Dies beginnt schon damit, dass die Formulierung "russische Behauptungen - unsere Antworten" unterstellt, die abweichenden Ansichten kämen ausschließlich aus Moskau und jeder der sie vertrete, erliege damit quasi Putins Einfluss. Mittlerweile sollte eigentlich klar geworden sein, dass der Widerstand gegen die Nato-Position zum Ukrainekonflikt gerade in der deutschen Bevölkerung so breit verankert ist, dass die Theorie einer "feindlichen Indoktrination" sich an der Grenze zur Lächerlichkeit bewegt.

Die Punkte selbst - das Papier besteht aus 18 vermeintlich "russischen" Argumenten und den zugehörigen Entkräftungsversuchen der deutschen Regierung - sind von unterschiedlicher Schlüssigkeit. Gleich dem ersten Streitpunkt ("Der Westen hat sich in die inneren Angelegenheiten der Ukraine eingemischt und zur Absetzung der legitimen Führung Janukowitsch beigetragen") kann das Auswärtige Amt offenbar wenig entgegen setzen. Man referiert stattdessen die vertraute Sichtweise, dass die Ukrainer den Protest begonnen hätten, nachdem sie sich durch Janukowitschs Nichtunterschreiben des Abkommens mit der EU "getäuscht" gefühlt hätten.

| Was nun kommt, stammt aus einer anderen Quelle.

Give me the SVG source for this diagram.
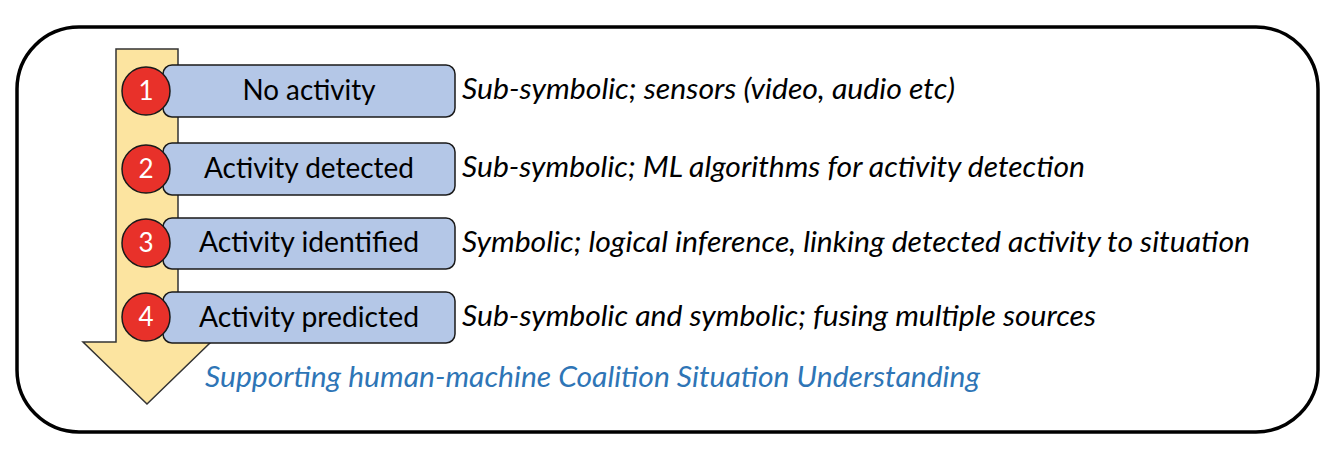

Die friedlichen Demonstrationen hätten sich dann ausgeweitet, der Westen habe Janukowitsch lediglich zur Einhaltung von Recht und Gesetzt gemahnt.

All dies stellt so eigentlich auch niemand in Frage (wenn auch die vermeintlich spontanen Proteste in Wahrheit nicht ganz so ungeplant gewesen sein dürften: Maidan: Der verklärte Aufstand). Völlig ohne Kommentar aber bleibt irritierenderweise der eigentliche Vorwurf, dass der Westen sich über Ratschläge und Hinweise hinaus aktiv in die ukrainische Innenpolitik eingemischt habe, etwa mit diversen Organisationen zur "Demokratieförderung", mit der durch Victoria Nuland bekannt gewordenen Fünf-Milliarden-Dollar-Hilfs-"Investition" der USA, mit der Einschleusung von CIA-Beratern und Blackwater-Söldnern oder auch der Lancierung eigener Politiker wie Jazenjuk (USA) oder Klitschko (Konrad-Adenauer-Stiftung). Zu all solchen Einmischungsfakten schweigt das Papier des Auswärtigen Amtes beredt.

Interessanterweise ist das Dokument in einigen Punkten zudem fast wortgleich mit einem älteren Argumentationspapier ebenjener Konrad-Adenauer-Stiftung.